EX-99.2 3 a07_08x2024xexhibit992.htm EX-99.2 Document

Exhibit 99.2    
RISK FACTORS

We may be required to seek bankruptcy protection or other in-court relief or restructuring.

While we continue to pursue efforts to raise capital and restructure our operations to reduce our cash spend, there is no assurance that we will succeed. Without further sources of funding, the Company anticipates that its existing cash resources will be depleted by the end of fiscal year 2024. If we fail in our efforts to raise necessary additional capital (whether through the sale of equity or assets, the issuance of debt, the entry into strategic partnerships or otherwise) sufficiently in advance of the end of the fiscal year, as we determine to be appropriate under the circumstances, then we may seek bankruptcy protection or other in-court relief, which could have a material negative impact on our stockholders. In the event of an insolvency proceeding, or restructuring of our capital structure, holders of the Company’s Class A Common Stock could suffer a total loss of their investment. An investment in our Class A Common Stock is highly speculative and there can be no assurance if or when we might take any of these actions. Additionally, we have a limited number of authorized but unissued or reserved shares of Class A Common Stock, which could make raising additional equity capital more challenging

We may be delisted from The Nasdaq, which could limit investors’ ability to make transactions in our securities and subject us to additional trading restrictions.

We are at risk of being delisted from Nasdaq Global Select Market as a result of our current stock price.

On January 23, 2024, the Company received a new letter from The Nasdaq Stock Market notifying the Company that it no longer complies with the Bid Price Rule for continued listing on The Nasdaq Global Select Market. The Bid Price Rule requires listed securities to maintain a minimum bid price of $1.00 per share, and Nasdaq’s Compliance Period Rule provides that a failure to meet the minimum bid price requirement exists if the deficiency continues for a period of 30 consecutive business days.

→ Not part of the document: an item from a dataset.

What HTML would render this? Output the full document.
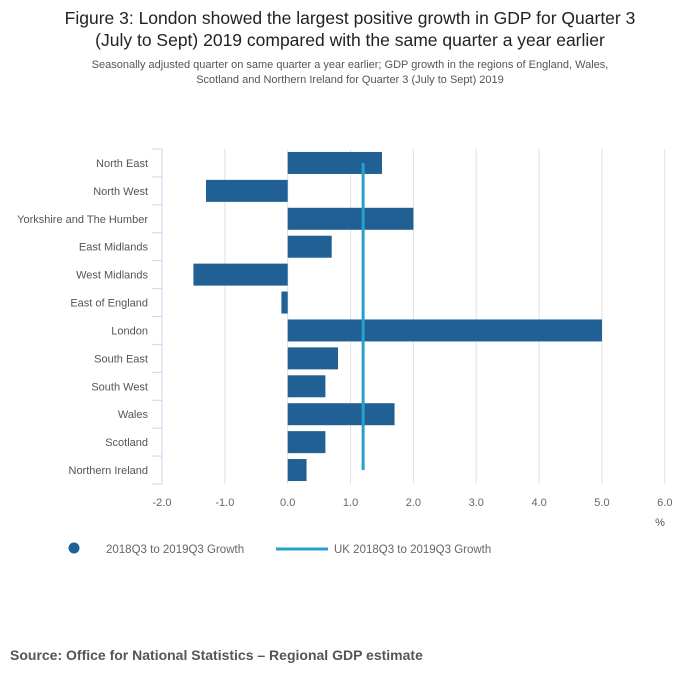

In accordance with the Compliance Period Rule, the Company has 180 calendar days, or until July 22, 2024, to regain compliance. If, at any time before the end of this 180-day period, or through July 22, 2024, the closing bid price of the Class A Common Stock closes at or above $1.00 per share for a minimum of 10 consecutive business days, subject to the Staff’s discretion to extend this period pursuant to Nasdaq Listing Rule 5810(c)(3)(H), the Staff will provide written notification that the Company has achieved compliance with the Bid Price Rule. If the Company does not regain compliance during this 180-day period, then the Staff may grant the Company a second 180 calendar day period to regain compliance. However, we have been advised by the Staff that, in order to be eligible to receive the second 180 calendar day period to regain compliance, we must file an application to transfer our listing from The Nasdaq Global Select Market to The Nasdaq Capital Market. In connection with such application, we will be required to meet the continued listing requirement for market value of publicly held shares and all other initial listing standards for The Nasdaq Capital Market, with the exception of the bid price requirement. In addition, the Company would be required to notify Nasdaq of its intent to cure the minimum bid price deficiency during the second compliance period, which may include, if necessary, implementing a reverse stock split. On July 5, 2024, the Company filed an application with Nasdaq to transfer from The Nasdaq Global Select Market to The Nasdaq Capital Market. Nasdaq has the ability to shorten the second 180-day cure period under certain circumstances, including if a security has a closing bid price of $0.10 or less for ten consecutive trading days.

If Nasdaq delists our securities from trading on its exchange and we are not able to list our securities on another national securities exchange, we expect our securities could be quoted on an over-the-counter market. If this were to occur, we could face significant material adverse consequences, including:

a limited availability of market quotations for our securities;
reduced liquidity for our securities;
a determination that our Class A Common Stock is a “penny stock” which will require brokers trading in our Class A Common Stock to adhere to more stringent rules and possibly result in a reduced level of trading activity in the secondary trading market for our securities;
a limited amount of news and analyst coverage; and
a decreased ability to issue additional securities or obtain additional financing in the future.

The National Securities Markets Improvement Act of 1996, which is a federal statute, prevents or preempts the states from regulating the sale of certain securities, which are referred to as “covered securities.” Because our Class A Common Stock and public warrants are listed on The Nasdaq Global Select Market, our Class A Common Stock and public warrants qualify as covered securities. Although the states are preempted from regulating the sale of our securities, the federal statute does allow the states to investigate companies if there is a suspicion of fraud, and, if there is a finding of fraudulent activity, then the states can regulate or bar the sale of covered securities in a particular case. Further, if we were no longer listed on The Nasdaq Global Select Market or The Nasdaq Capital Market, our securities would not be covered securities, and we would be subject to regulation in each state in which we offer our securities.